WHAT TO WORK ON. Exclude the pictures and return every line exactly as written.

MATERIAL.
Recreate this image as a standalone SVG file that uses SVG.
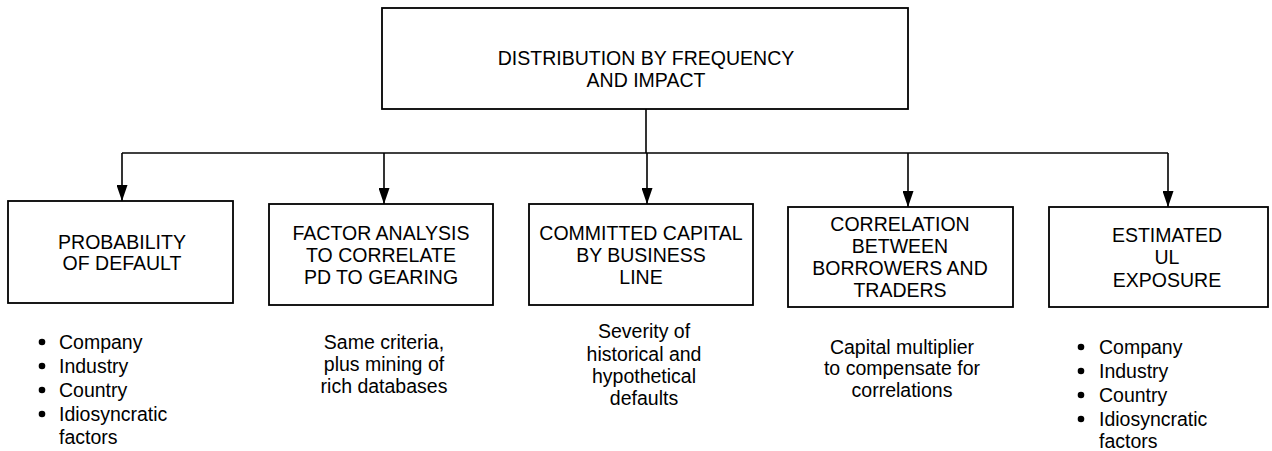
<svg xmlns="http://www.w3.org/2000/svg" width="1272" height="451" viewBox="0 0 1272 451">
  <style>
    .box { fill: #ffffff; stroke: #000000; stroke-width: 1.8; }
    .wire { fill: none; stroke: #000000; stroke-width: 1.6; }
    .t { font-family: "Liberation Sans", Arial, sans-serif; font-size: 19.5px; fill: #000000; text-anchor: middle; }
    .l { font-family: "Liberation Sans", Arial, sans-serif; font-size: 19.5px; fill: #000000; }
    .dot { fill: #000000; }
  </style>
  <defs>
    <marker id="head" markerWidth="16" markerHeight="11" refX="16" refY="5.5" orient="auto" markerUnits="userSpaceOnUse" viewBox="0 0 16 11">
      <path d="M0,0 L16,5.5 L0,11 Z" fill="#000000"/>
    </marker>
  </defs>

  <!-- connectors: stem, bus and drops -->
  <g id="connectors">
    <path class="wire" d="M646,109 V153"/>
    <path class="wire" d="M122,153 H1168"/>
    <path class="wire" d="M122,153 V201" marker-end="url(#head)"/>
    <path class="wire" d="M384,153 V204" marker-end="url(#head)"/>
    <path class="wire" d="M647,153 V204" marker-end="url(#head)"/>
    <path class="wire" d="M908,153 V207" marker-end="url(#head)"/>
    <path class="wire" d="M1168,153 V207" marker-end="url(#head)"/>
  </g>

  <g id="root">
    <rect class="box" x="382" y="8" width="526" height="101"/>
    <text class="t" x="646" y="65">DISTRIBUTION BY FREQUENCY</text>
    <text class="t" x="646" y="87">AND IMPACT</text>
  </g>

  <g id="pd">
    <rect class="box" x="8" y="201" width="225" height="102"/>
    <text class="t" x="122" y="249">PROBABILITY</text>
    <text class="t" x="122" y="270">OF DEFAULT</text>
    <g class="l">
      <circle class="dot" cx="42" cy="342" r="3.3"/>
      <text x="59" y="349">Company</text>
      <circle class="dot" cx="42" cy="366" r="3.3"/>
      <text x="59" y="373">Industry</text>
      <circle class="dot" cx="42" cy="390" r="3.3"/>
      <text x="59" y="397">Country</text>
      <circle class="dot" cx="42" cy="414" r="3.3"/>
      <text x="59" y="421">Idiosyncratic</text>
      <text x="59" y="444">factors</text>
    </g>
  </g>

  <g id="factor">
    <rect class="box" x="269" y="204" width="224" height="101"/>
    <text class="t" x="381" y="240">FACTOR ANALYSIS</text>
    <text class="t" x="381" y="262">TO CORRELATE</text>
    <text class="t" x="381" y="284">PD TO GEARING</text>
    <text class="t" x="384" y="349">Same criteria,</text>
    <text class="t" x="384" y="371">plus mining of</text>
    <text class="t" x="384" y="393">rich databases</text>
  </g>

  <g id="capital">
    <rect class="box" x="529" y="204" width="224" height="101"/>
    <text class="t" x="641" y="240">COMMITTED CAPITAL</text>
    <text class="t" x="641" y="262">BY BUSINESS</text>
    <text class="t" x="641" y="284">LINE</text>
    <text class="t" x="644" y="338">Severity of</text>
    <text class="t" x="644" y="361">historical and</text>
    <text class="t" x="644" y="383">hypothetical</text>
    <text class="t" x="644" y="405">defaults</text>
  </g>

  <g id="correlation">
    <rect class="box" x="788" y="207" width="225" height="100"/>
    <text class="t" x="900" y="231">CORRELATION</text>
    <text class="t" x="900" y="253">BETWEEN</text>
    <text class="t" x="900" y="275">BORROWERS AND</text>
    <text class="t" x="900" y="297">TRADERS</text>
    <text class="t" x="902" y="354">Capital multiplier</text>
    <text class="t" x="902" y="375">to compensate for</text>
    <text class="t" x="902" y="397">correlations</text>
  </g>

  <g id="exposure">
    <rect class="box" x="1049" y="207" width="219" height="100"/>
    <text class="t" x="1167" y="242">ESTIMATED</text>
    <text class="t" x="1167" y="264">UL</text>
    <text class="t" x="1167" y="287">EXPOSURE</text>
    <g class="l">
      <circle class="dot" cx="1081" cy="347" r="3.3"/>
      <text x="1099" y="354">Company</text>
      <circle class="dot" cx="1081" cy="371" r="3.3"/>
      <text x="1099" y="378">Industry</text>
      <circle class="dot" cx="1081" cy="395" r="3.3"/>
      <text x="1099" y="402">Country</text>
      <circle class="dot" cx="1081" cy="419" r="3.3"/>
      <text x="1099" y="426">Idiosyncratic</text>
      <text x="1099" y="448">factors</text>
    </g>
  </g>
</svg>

FULL ANSWER.
Recreate this image as a standalone SVG file that uses SVG.
<svg xmlns="http://www.w3.org/2000/svg" width="1272" height="451" viewBox="0 0 1272 451">
  <style>
    .box { fill: #ffffff; stroke: #000000; stroke-width: 1.8; }
    .wire { fill: none; stroke: #000000; stroke-width: 1.6; }
    .t { font-family: "Liberation Sans", Arial, sans-serif; font-size: 19.5px; fill: #000000; text-anchor: middle; }
    .l { font-family: "Liberation Sans", Arial, sans-serif; font-size: 19.5px; fill: #000000; }
    .dot { fill: #000000; }
  </style>
  <defs>
    <marker id="head" markerWidth="16" markerHeight="11" refX="16" refY="5.5" orient="auto" markerUnits="userSpaceOnUse" viewBox="0 0 16 11">
      <path d="M0,0 L16,5.5 L0,11 Z" fill="#000000"/>
    </marker>
  </defs>

  <!-- connectors: stem, bus and drops -->
  <g id="connectors">
    <path class="wire" d="M646,109 V153"/>
    <path class="wire" d="M122,153 H1168"/>
    <path class="wire" d="M122,153 V201" marker-end="url(#head)"/>
    <path class="wire" d="M384,153 V204" marker-end="url(#head)"/>
    <path class="wire" d="M647,153 V204" marker-end="url(#head)"/>
    <path class="wire" d="M908,153 V207" marker-end="url(#head)"/>
    <path class="wire" d="M1168,153 V207" marker-end="url(#head)"/>
  </g>

  <g id="root">
    <rect class="box" x="382" y="8" width="526" height="101"/>
    <text class="t" x="646" y="65">DISTRIBUTION BY FREQUENCY</text>
    <text class="t" x="646" y="87">AND IMPACT</text>
  </g>

  <g id="pd">
    <rect class="box" x="8" y="201" width="225" height="102"/>
    <text class="t" x="122" y="249">PROBABILITY</text>
    <text class="t" x="122" y="270">OF DEFAULT</text>
    <g class="l">
      <circle class="dot" cx="42" cy="342" r="3.3"/>
      <text x="59" y="349">Company</text>
      <circle class="dot" cx="42" cy="366" r="3.3"/>
      <text x="59" y="373">Industry</text>
      <circle class="dot" cx="42" cy="390" r="3.3"/>
      <text x="59" y="397">Country</text>
      <circle class="dot" cx="42" cy="414" r="3.3"/>
      <text x="59" y="421">Idiosyncratic</text>
      <text x="59" y="444">factors</text>
    </g>
  </g>

  <g id="factor">
    <rect class="box" x="269" y="204" width="224" height="101"/>
    <text class="t" x="381" y="240">FACTOR ANALYSIS</text>
    <text class="t" x="381" y="262">TO CORRELATE</text>
    <text class="t" x="381" y="284">PD TO GEARING</text>
    <text class="t" x="384" y="349">Same criteria,</text>
    <text class="t" x="384" y="371">plus mining of</text>
    <text class="t" x="384" y="393">rich databases</text>
  </g>

  <g id="capital">
    <rect class="box" x="529" y="204" width="224" height="101"/>
    <text class="t" x="641" y="240">COMMITTED CAPITAL</text>
    <text class="t" x="641" y="262">BY BUSINESS</text>
    <text class="t" x="641" y="284">LINE</text>
    <text class="t" x="644" y="338">Severity of</text>
    <text class="t" x="644" y="361">historical and</text>
    <text class="t" x="644" y="383">hypothetical</text>
    <text class="t" x="644" y="405">defaults</text>
  </g>

  <g id="correlation">
    <rect class="box" x="788" y="207" width="225" height="100"/>
    <text class="t" x="900" y="231">CORRELATION</text>
    <text class="t" x="900" y="253">BETWEEN</text>
    <text class="t" x="900" y="275">BORROWERS AND</text>
    <text class="t" x="900" y="297">TRADERS</text>
    <text class="t" x="902" y="354">Capital multiplier</text>
    <text class="t" x="902" y="375">to compensate for</text>
    <text class="t" x="902" y="397">correlations</text>
  </g>

  <g id="exposure">
    <rect class="box" x="1049" y="207" width="219" height="100"/>
    <text class="t" x="1167" y="242">ESTIMATED</text>
    <text class="t" x="1167" y="264">UL</text>
    <text class="t" x="1167" y="287">EXPOSURE</text>
    <g class="l">
      <circle class="dot" cx="1081" cy="347" r="3.3"/>
      <text x="1099" y="354">Company</text>
      <circle class="dot" cx="1081" cy="371" r="3.3"/>
      <text x="1099" y="378">Industry</text>
      <circle class="dot" cx="1081" cy="395" r="3.3"/>
      <text x="1099" y="402">Country</text>
      <circle class="dot" cx="1081" cy="419" r="3.3"/>
      <text x="1099" y="426">Idiosyncratic</text>
      <text x="1099" y="448">factors</text>
    </g>
  </g>
</svg>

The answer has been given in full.